The Gifford Pinchot National Forest is the native habitat for several threatened species which include the spotted owl (threatened 2012) as well as multiple species of Northwest fish like the bull trout (threatened 1998), chinook salmon (threatened 2011), coho salmon (threatened 2011) and steelhead (threatened 2011).

The area is also home to several large predators including black bears and mountain lions. The US Forest Service advises visitors to follow bear country and cougar country protocols such as properly disposing of trash and food scraps.

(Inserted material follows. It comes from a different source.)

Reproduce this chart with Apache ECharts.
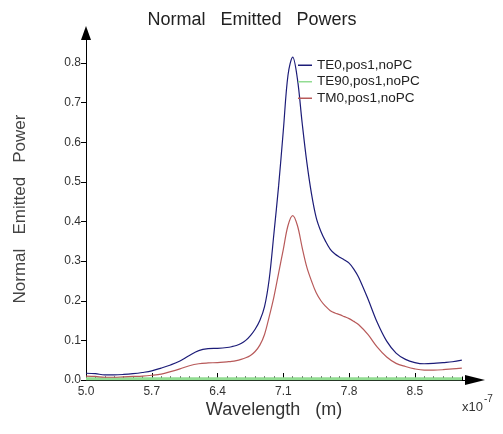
<!DOCTYPE html>
<html>
<head>
<meta charset="utf-8">
<script src="https://cdn.jsdelivr.net/npm/echarts@6/dist/echarts.min.js"></script>
<style>html,body{margin:0;padding:0;background:#fff}#c{width:503px;height:434px}</style>
</head>
<body>
<div id="c"></div>
<script>
// Wavelength (x10^-7 m)
var wavelength = [5.0,5.1,5.2,5.3,5.4,5.5,5.6,5.7,5.8,5.9,6.0,6.1,6.2,6.3,6.4,6.5,6.55,6.6,6.65,6.7,6.75,6.8,6.85,6.9,6.95,7.0,7.05,7.1,7.15,7.2,7.25,7.3,7.35,7.4,7.45,7.5,7.55,7.6,7.65,7.7,7.75,7.8,7.85,7.9,8.0,8.1,8.2,8.3,8.4,8.5,8.6,8.7,8.8,8.9,9.0];
var te0 = [0.017,0.016,0.013,0.013,0.014,0.016,0.019,0.023,0.030,0.038,0.048,0.062,0.074,0.079,0.080,0.082,0.084,0.087,0.092,0.100,0.112,0.128,0.150,0.185,0.255,0.37,0.49,0.63,0.77,0.815,0.76,0.65,0.55,0.47,0.41,0.375,0.35,0.33,0.318,0.31,0.303,0.295,0.28,0.26,0.205,0.145,0.098,0.068,0.052,0.044,0.041,0.042,0.044,0.046,0.050];
var te90 = [0.003,0.003,0.003,0.003,0.003,0.003,0.003,0.003,0.003,0.003,0.003,0.003,0.003,0.003,0.003,0.003,0.003,0.003,0.003,0.003,0.003,0.003,0.003,0.003,0.003,0.003,0.003,0.003,0.003,0.003,0.003,0.003,0.003,0.003,0.003,0.003,0.003,0.003,0.003,0.003,0.003,0.003,0.003,0.003,0.003,0.003,0.003,0.003,0.003,0.003,0.003,0.003,0.003,0.003,0.003];
var tm0 = [0.010,0.009,0.007,0.007,0.008,0.009,0.010,0.012,0.015,0.021,0.028,0.036,0.041,0.043,0.044,0.046,0.047,0.049,0.052,0.056,0.062,0.072,0.088,0.115,0.16,0.21,0.27,0.33,0.39,0.415,0.39,0.335,0.285,0.25,0.22,0.20,0.186,0.175,0.169,0.165,0.16,0.155,0.148,0.14,0.115,0.083,0.058,0.042,0.034,0.028,0.025,0.025,0.026,0.028,0.030];
var seriesNames = ['TE0,pos1,noPC','TE90,pos1,noPC','TM0,pos1,noPC'];
var xTicks = [5.0,5.7,6.4,7.1,7.8,8.5];
var yTicks = [0,0.1,0.2,0.3,0.4,0.5,0.6,0.7,0.8];
var minorXTicks = [];
for (var i = 50; i <= 90; i++) minorXTicks.push(i / 10);

function pairs(ys){ return wavelength.map(function(x,i){ return [x, ys[i]]; }); }

var FONT = '"Liberation Sans",Arial,sans-serif';
var chart = echarts.init(document.getElementById('c'), null, {renderer:'canvas'});
chart.setOption({
  animation: false,
  backgroundColor: '#fff',
  grid: {left: 86, right: 28, top: 33, bottom: 54, containLabel: false},
  legend: {
    orient: 'vertical', left: 293, top: 52, itemGap: 0,
    itemWidth: 14, itemHeight: 1.5, icon: 'rect',
    textStyle: {fontFamily: FONT, fontSize: 13.5, color: '#222', lineHeight: 16.5},
    data: seriesNames
  },
  xAxis: [{
    type: 'value', min: 5.0, max: 9.14,
    axisLine: {show: true, lineStyle: {color: '#000', width: 1}, symbol: ['none','triangle'], symbolSize: [10, 20]},
    axisTick: {show: true, inside: true, length: 7, lineStyle: {color: '#000'}, customValues: xTicks},
    axisLabel: {customValues: xTicks, formatter: function(v){return v.toFixed(1);}, fontFamily: FONT, fontSize: 12, color: '#333', margin: 6},
    splitLine: {show: false}
  },{
    type: 'value', min: 5.0, max: 9.14, position: 'bottom',
    axisLine: {show: false},
    axisTick: {show: true, inside: true, length: 3.5, lineStyle: {color: '#000'}, customValues: minorXTicks},
    axisLabel: {show: false},
    splitLine: {show: false}
  }],
  yAxis: {
    type: 'value', min: 0, max: 0.876,
    axisLine: {show: true, lineStyle: {color: '#000', width: 1}, symbol: ['none','triangle'], symbolSize: [10, 14]},
    axisTick: {show: true, length: 5, lineStyle: {color: '#000'}, customValues: yTicks},
    axisLabel: {customValues: yTicks, formatter: function(v){return v.toFixed(1);}, fontFamily: FONT, fontSize: 12, color: '#333', margin: 5},
    splitLine: {show: false}
  },
  graphic: [
    {type: 'text', x: 252, y: 20, style: {text: 'Normal   Emitted   Powers', font: '18px ' + FONT, fill: '#222', align: 'center', verticalAlign: 'middle'}},
    {type: 'text', x: 20, y: 209, rotation: Math.PI/2, style: {text: 'Normal   Emitted   Power', font: '17px ' + FONT, fill: '#444', align: 'center', verticalAlign: 'middle'}},
    {type: 'text', x: 274, y: 410, style: {text: 'Wavelength   (m)', font: '18px ' + FONT, fill: '#333', align: 'center', verticalAlign: 'middle'}},
    {type: 'text', x: 462, y: 404, style: {
      text: '{a|x10}{b|-7}', verticalAlign: 'middle', align: 'left',
      rich: {a: {fontFamily: FONT, fontSize: 13, fill: '#333', color: '#333', verticalAlign: 'bottom', padding: [6,0,0,0]},
             b: {fontFamily: FONT, fontSize: 10, fill: '#333', color: '#333', verticalAlign: 'top', padding: [0,0,8,1]}}
    }}
  ],
  series: [
    {name: seriesNames[0], type: 'line', data: pairs(te0), smooth: 0.35, showSymbol: false, lineStyle: {color: '#1c1c78', width: 1.2}, itemStyle: {color: '#1c1c78'}},
    {name: seriesNames[1], type: 'line', data: pairs(te90), smooth: 0.35, showSymbol: false, lineStyle: {color: '#92dc92', width: 3}, itemStyle: {color: '#92dc92'}},
    {name: seriesNames[2], type: 'line', data: pairs(tm0), smooth: 0.35, showSymbol: false, lineStyle: {color: '#b85a5a', width: 1.2}, itemStyle: {color: '#b85a5a'}}
  ]
});
</script>
</body>
</html>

People for over 6,000 years have made an impact on the ecology of the Gifford Pinchot National Forest. Native Americans hunted in high meadows below receding glaciers. The natives then began to manage the forest to meet their own needs. One method they used was to burn specific areas to help in the huckleberry production. About 338 spots, more than 6,000 culturally modified trees were identified, of which 3,000 are now protected. Archaeological investigations are supported by the United States Forest Service.

The forest was home to the Big Tree at the southern flank of Mt Adams, one of the world's largest Ponderosa Trees.

== Huckleberry harvesting ==
Gifford Pinchot National Forest operates the only large-scale commercial huckleberry harvesting program among the region's national forests. Huckleberries have proven challenging to cultivate, so consequently they are harvested commercially each summer from wild populations. Historically, treaties with Native American tribes protected huckleberry patches for tribal use, such as the Treaty of 1855 with the Yakama. After the establishment of the Forest Service in 1905 lands in the Gifford Pinchot were declared public and the berries were considered a "special forest product" that could be publicly harvested. In 1932, the Forest Service agreed in a handshake agreement that collection in 2,800 acres of Sawtooth fields would be exclusively for River People. Signs on Forest Road 24 mark this area to the east of the road. The increased activity of commercial harvesters has made it challenging to locate undisturbed, productive berry patches, which were once primarily utilized by local pickers.

In the National Forest, buyers purchase huckleberries from harvesters at $27.50 per gallon. The forest issues seasonal permits to commercial pickers, priced at $105, which allow a maximum harvest of 70 gallons. An alternative two-week permit costs $60, with no specified gallon limit. The forest sold 928 permits the previous year, generating a total revenue of $83,445.